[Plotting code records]
===

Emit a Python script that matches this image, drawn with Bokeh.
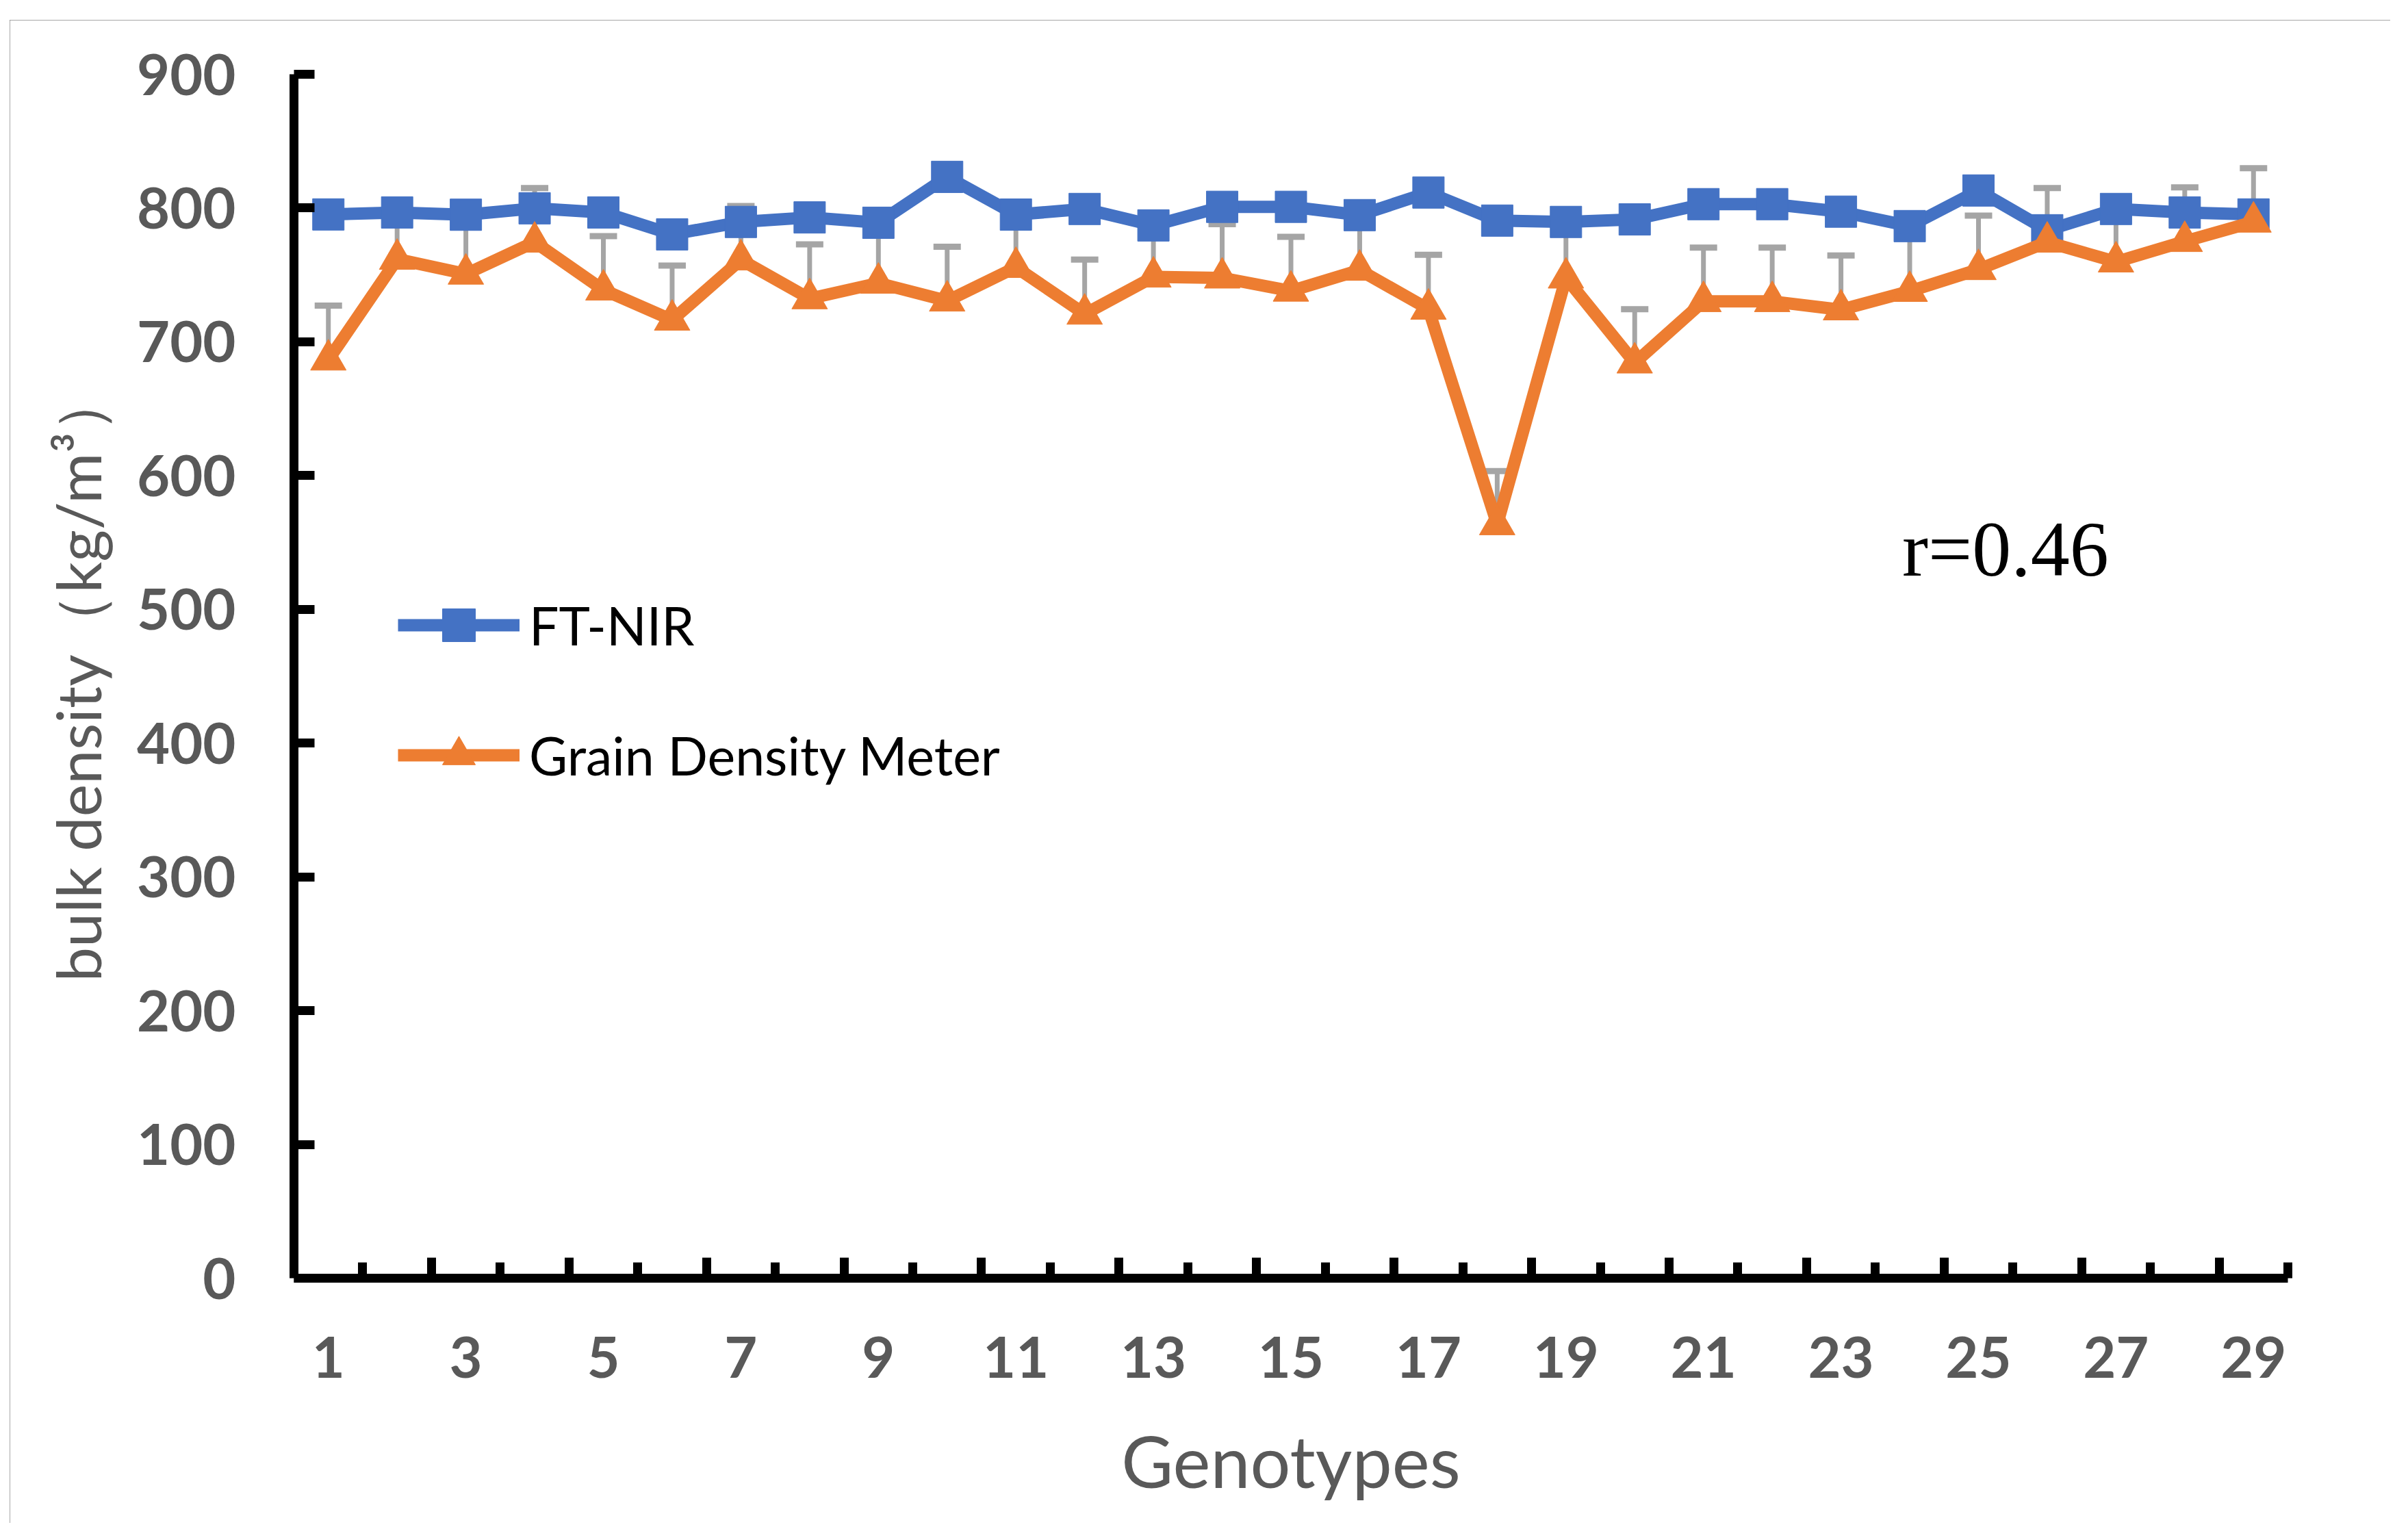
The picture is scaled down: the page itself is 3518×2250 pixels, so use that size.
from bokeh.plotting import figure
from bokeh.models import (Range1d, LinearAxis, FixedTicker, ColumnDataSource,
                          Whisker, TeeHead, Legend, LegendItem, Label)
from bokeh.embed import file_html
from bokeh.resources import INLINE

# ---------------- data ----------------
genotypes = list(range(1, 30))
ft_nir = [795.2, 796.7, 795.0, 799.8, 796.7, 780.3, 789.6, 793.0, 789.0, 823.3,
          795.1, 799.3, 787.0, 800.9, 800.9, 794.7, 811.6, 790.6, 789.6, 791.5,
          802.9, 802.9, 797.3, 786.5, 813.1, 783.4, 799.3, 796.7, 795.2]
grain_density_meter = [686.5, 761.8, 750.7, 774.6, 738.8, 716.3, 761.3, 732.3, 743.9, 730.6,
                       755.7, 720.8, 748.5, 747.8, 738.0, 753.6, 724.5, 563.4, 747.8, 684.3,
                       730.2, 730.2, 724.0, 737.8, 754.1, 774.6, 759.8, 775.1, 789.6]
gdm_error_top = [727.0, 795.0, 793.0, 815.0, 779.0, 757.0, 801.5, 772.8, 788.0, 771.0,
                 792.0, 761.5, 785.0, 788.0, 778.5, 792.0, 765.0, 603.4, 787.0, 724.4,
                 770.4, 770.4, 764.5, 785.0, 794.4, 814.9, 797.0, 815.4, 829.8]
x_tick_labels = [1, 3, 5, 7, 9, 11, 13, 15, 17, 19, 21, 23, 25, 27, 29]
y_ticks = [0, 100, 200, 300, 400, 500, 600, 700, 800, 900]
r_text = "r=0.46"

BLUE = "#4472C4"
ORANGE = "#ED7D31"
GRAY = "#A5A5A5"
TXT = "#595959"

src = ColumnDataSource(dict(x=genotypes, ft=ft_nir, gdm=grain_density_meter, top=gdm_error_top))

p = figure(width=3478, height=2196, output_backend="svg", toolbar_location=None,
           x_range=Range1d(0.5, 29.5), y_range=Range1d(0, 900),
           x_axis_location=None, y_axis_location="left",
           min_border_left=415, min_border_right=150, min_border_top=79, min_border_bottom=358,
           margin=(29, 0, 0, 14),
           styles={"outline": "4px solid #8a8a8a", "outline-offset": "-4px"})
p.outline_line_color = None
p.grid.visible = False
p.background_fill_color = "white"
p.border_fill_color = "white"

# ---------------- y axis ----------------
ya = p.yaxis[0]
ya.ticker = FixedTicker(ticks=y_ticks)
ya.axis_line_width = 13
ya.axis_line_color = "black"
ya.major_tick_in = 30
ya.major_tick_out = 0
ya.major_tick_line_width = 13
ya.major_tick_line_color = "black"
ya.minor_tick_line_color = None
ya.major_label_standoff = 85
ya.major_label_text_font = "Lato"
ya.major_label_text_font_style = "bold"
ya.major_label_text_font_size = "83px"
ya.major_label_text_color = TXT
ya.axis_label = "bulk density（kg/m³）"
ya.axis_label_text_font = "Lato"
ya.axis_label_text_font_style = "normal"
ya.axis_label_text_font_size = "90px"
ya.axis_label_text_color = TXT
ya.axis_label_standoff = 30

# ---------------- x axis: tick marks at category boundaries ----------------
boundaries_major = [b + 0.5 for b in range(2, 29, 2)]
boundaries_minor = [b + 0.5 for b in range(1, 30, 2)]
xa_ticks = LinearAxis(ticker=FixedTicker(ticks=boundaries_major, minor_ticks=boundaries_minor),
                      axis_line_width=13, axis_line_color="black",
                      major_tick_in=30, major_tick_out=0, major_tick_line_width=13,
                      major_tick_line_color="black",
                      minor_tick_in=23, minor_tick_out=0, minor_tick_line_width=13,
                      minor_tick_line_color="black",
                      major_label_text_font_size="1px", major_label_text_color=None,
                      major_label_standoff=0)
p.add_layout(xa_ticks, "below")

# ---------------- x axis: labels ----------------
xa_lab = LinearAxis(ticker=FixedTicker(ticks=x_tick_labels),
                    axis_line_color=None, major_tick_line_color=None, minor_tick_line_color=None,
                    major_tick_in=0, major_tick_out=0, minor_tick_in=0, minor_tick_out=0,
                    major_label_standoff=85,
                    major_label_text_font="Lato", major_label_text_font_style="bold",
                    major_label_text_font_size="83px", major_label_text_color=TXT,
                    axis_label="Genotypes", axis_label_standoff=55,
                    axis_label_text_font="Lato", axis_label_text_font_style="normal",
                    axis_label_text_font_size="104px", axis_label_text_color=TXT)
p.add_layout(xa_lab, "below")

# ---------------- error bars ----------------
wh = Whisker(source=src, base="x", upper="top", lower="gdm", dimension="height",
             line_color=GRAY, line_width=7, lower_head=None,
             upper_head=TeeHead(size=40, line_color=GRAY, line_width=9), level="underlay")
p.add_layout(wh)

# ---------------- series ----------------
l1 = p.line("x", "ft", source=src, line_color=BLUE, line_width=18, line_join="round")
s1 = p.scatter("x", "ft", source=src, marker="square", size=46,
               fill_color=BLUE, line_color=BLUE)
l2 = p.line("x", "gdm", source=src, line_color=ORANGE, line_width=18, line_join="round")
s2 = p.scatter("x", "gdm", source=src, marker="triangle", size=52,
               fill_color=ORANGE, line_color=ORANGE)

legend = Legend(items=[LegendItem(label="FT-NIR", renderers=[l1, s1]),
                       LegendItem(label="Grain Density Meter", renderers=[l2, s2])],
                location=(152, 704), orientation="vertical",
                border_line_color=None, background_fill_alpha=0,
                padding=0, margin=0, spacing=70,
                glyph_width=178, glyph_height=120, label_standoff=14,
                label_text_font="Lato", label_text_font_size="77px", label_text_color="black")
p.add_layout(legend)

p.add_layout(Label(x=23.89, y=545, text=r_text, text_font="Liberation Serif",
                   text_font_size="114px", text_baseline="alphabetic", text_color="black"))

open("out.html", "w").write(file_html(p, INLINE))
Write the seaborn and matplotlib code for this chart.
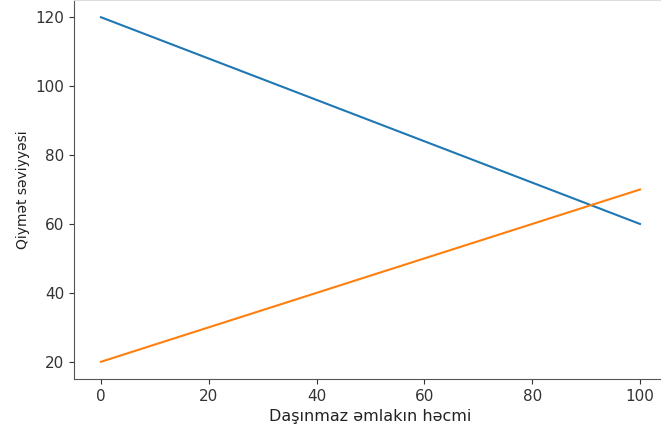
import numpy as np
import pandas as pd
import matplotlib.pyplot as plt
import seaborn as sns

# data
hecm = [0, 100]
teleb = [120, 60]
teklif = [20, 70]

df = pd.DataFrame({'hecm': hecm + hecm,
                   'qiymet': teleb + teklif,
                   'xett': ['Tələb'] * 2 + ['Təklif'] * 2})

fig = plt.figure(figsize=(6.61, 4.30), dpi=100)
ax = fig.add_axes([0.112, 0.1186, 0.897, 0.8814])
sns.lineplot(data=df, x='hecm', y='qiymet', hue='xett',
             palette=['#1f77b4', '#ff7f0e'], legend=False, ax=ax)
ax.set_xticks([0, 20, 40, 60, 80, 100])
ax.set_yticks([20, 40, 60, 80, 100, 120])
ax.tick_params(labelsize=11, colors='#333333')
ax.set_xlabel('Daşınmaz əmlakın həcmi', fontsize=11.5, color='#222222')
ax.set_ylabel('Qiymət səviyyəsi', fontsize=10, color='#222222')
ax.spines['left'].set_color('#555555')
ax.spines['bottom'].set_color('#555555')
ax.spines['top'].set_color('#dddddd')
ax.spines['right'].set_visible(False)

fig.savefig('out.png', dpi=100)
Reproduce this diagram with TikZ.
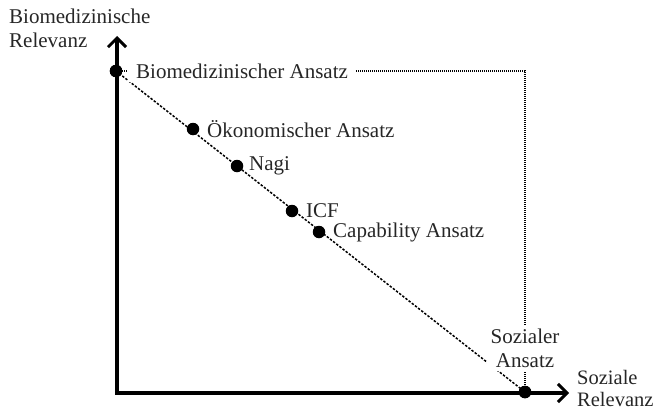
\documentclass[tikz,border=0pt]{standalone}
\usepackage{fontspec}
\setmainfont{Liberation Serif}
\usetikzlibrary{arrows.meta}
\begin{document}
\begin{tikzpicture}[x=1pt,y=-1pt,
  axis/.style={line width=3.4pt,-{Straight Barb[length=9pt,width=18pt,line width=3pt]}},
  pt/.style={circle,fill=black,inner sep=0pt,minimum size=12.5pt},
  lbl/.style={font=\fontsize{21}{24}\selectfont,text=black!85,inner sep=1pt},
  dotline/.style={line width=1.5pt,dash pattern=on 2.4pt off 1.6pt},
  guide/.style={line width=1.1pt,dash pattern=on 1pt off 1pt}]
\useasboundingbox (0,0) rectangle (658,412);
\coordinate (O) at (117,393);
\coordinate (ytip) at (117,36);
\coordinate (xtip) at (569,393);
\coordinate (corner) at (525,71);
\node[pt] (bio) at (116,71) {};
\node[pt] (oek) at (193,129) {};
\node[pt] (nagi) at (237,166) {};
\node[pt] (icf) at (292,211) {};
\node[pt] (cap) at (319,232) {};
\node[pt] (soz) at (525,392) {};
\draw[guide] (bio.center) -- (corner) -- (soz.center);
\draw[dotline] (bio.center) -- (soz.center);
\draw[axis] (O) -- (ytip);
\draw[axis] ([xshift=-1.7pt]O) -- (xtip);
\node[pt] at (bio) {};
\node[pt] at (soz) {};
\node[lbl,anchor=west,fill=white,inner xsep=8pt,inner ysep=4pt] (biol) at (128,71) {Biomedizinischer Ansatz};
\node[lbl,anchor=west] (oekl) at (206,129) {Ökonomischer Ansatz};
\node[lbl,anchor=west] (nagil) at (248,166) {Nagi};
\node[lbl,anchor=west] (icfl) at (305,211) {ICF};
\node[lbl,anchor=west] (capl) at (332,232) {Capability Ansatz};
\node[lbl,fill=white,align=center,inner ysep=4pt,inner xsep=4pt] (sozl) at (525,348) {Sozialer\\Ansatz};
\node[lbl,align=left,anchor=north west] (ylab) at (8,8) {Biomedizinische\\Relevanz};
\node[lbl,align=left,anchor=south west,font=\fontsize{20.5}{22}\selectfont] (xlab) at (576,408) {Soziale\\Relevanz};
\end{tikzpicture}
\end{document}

===

#### [Exercise instructions]
Repeat the lines between those holding "Write the seaborn" and "['Tələb'] * 2", inclusive. Pictures stay out.

#### [Completed exercise]
Write the seaborn and matplotlib code for this chart.
import numpy as np
import pandas as pd
import matplotlib.pyplot as plt
import seaborn as sns

# data
hecm = [0, 100]
teleb = [120, 60]
teklif = [20, 70]

df = pd.DataFrame({'hecm': hecm + hecm,
                   'qiymet': teleb + teklif,
                   'xett': ['Tələb'] * 2 + ['Təklif'] * 2})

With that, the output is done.